_The exercise_
Only the pictures are omitted; repeat all other data exactly.

_Source excerpt_
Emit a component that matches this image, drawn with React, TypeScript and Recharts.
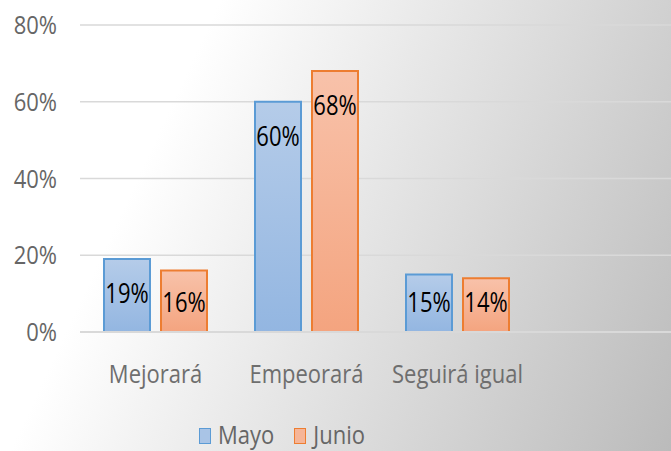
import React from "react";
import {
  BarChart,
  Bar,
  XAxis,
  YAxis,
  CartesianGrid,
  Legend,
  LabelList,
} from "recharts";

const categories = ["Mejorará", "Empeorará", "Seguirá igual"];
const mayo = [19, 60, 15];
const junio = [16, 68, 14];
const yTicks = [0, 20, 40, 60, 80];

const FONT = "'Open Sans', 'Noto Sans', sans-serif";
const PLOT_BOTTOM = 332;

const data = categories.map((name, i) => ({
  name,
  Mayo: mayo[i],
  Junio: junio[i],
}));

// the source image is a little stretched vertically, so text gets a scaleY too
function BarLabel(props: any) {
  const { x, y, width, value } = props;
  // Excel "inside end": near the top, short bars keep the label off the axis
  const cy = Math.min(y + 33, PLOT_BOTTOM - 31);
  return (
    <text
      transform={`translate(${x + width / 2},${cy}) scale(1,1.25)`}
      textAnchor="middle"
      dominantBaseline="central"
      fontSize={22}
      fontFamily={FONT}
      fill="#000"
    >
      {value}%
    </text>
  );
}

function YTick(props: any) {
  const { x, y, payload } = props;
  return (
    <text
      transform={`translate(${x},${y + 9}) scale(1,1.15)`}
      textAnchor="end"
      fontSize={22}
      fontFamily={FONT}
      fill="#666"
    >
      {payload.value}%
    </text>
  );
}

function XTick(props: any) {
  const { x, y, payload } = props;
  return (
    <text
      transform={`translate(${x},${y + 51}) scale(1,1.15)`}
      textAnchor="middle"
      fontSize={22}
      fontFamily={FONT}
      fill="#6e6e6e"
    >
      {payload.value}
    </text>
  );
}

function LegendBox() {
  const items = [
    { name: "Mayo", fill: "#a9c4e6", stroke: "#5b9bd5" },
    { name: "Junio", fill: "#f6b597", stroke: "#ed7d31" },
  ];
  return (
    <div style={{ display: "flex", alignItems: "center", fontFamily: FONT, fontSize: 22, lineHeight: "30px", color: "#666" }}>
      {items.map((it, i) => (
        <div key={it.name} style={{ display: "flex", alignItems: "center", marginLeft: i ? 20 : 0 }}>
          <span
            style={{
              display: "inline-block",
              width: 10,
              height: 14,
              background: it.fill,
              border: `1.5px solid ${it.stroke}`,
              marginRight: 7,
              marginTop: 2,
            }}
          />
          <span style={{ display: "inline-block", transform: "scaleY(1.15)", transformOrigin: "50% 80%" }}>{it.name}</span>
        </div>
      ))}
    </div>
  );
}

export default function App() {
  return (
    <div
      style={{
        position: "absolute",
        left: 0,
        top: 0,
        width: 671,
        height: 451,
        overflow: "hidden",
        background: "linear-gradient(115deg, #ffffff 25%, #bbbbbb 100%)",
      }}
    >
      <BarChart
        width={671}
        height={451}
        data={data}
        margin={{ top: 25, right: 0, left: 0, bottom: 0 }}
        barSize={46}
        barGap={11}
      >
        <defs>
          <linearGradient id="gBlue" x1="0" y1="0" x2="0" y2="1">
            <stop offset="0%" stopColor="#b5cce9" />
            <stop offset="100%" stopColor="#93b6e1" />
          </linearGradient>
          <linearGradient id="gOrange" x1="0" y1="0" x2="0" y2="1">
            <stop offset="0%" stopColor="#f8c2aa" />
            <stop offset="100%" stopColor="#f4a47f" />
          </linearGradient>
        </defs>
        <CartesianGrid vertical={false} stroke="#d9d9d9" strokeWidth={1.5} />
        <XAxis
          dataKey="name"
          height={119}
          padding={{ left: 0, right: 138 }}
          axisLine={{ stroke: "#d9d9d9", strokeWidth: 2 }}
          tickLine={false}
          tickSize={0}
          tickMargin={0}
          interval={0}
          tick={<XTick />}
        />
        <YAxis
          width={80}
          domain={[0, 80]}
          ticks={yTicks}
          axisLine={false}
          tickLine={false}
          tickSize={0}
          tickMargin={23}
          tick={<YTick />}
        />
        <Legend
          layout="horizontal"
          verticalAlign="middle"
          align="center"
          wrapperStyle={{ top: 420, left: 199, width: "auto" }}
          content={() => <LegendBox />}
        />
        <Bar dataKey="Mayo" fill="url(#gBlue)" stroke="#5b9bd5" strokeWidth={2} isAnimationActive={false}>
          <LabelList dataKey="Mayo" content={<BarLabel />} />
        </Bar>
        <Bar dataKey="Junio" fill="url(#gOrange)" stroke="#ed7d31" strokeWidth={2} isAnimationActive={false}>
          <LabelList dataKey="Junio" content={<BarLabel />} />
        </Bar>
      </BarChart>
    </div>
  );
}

_Problem solution_
Emit a component that matches this image, drawn with React, TypeScript and Recharts.
import React from "react";
import {
  BarChart,
  Bar,
  XAxis,
  YAxis,
  CartesianGrid,
  Legend,
  LabelList,
} from "recharts";

const categories = ["Mejorará", "Empeorará", "Seguirá igual"];
const mayo = [19, 60, 15];
const junio = [16, 68, 14];
const yTicks = [0, 20, 40, 60, 80];

const FONT = "'Open Sans', 'Noto Sans', sans-serif";
const PLOT_BOTTOM = 332;

const data = categories.map((name, i) => ({
  name,
  Mayo: mayo[i],
  Junio: junio[i],
}));

// the source image is a little stretched vertically, so text gets a scaleY too
function BarLabel(props: any) {
  const { x, y, width, value } = props;
  // Excel "inside end": near the top, short bars keep the label off the axis
  const cy = Math.min(y + 33, PLOT_BOTTOM - 31);
  return (
    <text
      transform={`translate(${x + width / 2},${cy}) scale(1,1.25)`}
      textAnchor="middle"
      dominantBaseline="central"
      fontSize={22}
      fontFamily={FONT}
      fill="#000"
    >
      {value}%
    </text>
  );
}

function YTick(props: any) {
  const { x, y, payload } = props;
  return (
    <text
      transform={`translate(${x},${y + 9}) scale(1,1.15)`}
      textAnchor="end"
      fontSize={22}
      fontFamily={FONT}
      fill="#666"
    >
      {payload.value}%
    </text>
  );
}

function XTick(props: any) {
  const { x, y, payload } = props;
  return (
    <text
      transform={`translate(${x},${y + 51}) scale(1,1.15)`}
      textAnchor="middle"
      fontSize={22}
      fontFamily={FONT}
      fill="#6e6e6e"
    >
      {payload.value}
    </text>
  );
}

function LegendBox() {
  const items = [
    { name: "Mayo", fill: "#a9c4e6", stroke: "#5b9bd5" },
    { name: "Junio", fill: "#f6b597", stroke: "#ed7d31" },
  ];
  return (
    <div style={{ display: "flex", alignItems: "center", fontFamily: FONT, fontSize: 22, lineHeight: "30px", color: "#666" }}>
      {items.map((it, i) => (
        <div key={it.name} style={{ display: "flex", alignItems: "center", marginLeft: i ? 20 : 0 }}>
          <span
            style={{
              display: "inline-block",
              width: 10,
              height: 14,
              background: it.fill,
              border: `1.5px solid ${it.stroke}`,
              marginRight: 7,
              marginTop: 2,
            }}
          />
          <span style={{ display: "inline-block", transform: "scaleY(1.15)", transformOrigin: "50% 80%" }}>{it.name}</span>
        </div>
      ))}
    </div>
  );
}

export default function App() {
  return (
    <div
      style={{
        position: "absolute",
        left: 0,
        top: 0,
        width: 671,
        height: 451,
        overflow: "hidden",
        background: "linear-gradient(115deg, #ffffff 25%, #bbbbbb 100%)",
      }}
    >
      <BarChart
        width={671}
        height={451}
        data={data}
        margin={{ top: 25, right: 0, left: 0, bottom: 0 }}
        barSize={46}
        barGap={11}
      >
        <defs>
          <linearGradient id="gBlue" x1="0" y1="0" x2="0" y2="1">
            <stop offset="0%" stopColor="#b5cce9" />
            <stop offset="100%" stopColor="#93b6e1" />
          </linearGradient>
          <linearGradient id="gOrange" x1="0" y1="0" x2="0" y2="1">
            <stop offset="0%" stopColor="#f8c2aa" />
            <stop offset="100%" stopColor="#f4a47f" />
          </linearGradient>
        </defs>
        <CartesianGrid vertical={false} stroke="#d9d9d9" strokeWidth={1.5} />
        <XAxis
          dataKey="name"
          height={119}
          padding={{ left: 0, right: 138 }}
          axisLine={{ stroke: "#d9d9d9", strokeWidth: 2 }}
          tickLine={false}
          tickSize={0}
          tickMargin={0}
          interval={0}
          tick={<XTick />}
        />
        <YAxis
          width={80}
          domain={[0, 80]}
          ticks={yTicks}
          axisLine={false}
          tickLine={false}
          tickSize={0}
          tickMargin={23}
          tick={<YTick />}
        />
        <Legend
          layout="horizontal"
          verticalAlign="middle"
          align="center"
          wrapperStyle={{ top: 420, left: 199, width: "auto" }}
          content={() => <LegendBox />}
        />
        <Bar dataKey="Mayo" fill="url(#gBlue)" stroke="#5b9bd5" strokeWidth={2} isAnimationActive={false}>
          <LabelList dataKey="Mayo" content={<BarLabel />} />
        </Bar>
        <Bar dataKey="Junio" fill="url(#gOrange)" stroke="#ed7d31" strokeWidth={2} isAnimationActive={false}>
          <LabelList dataKey="Junio" content={<BarLabel />} />
        </Bar>
      </BarChart>
    </div>
  );
}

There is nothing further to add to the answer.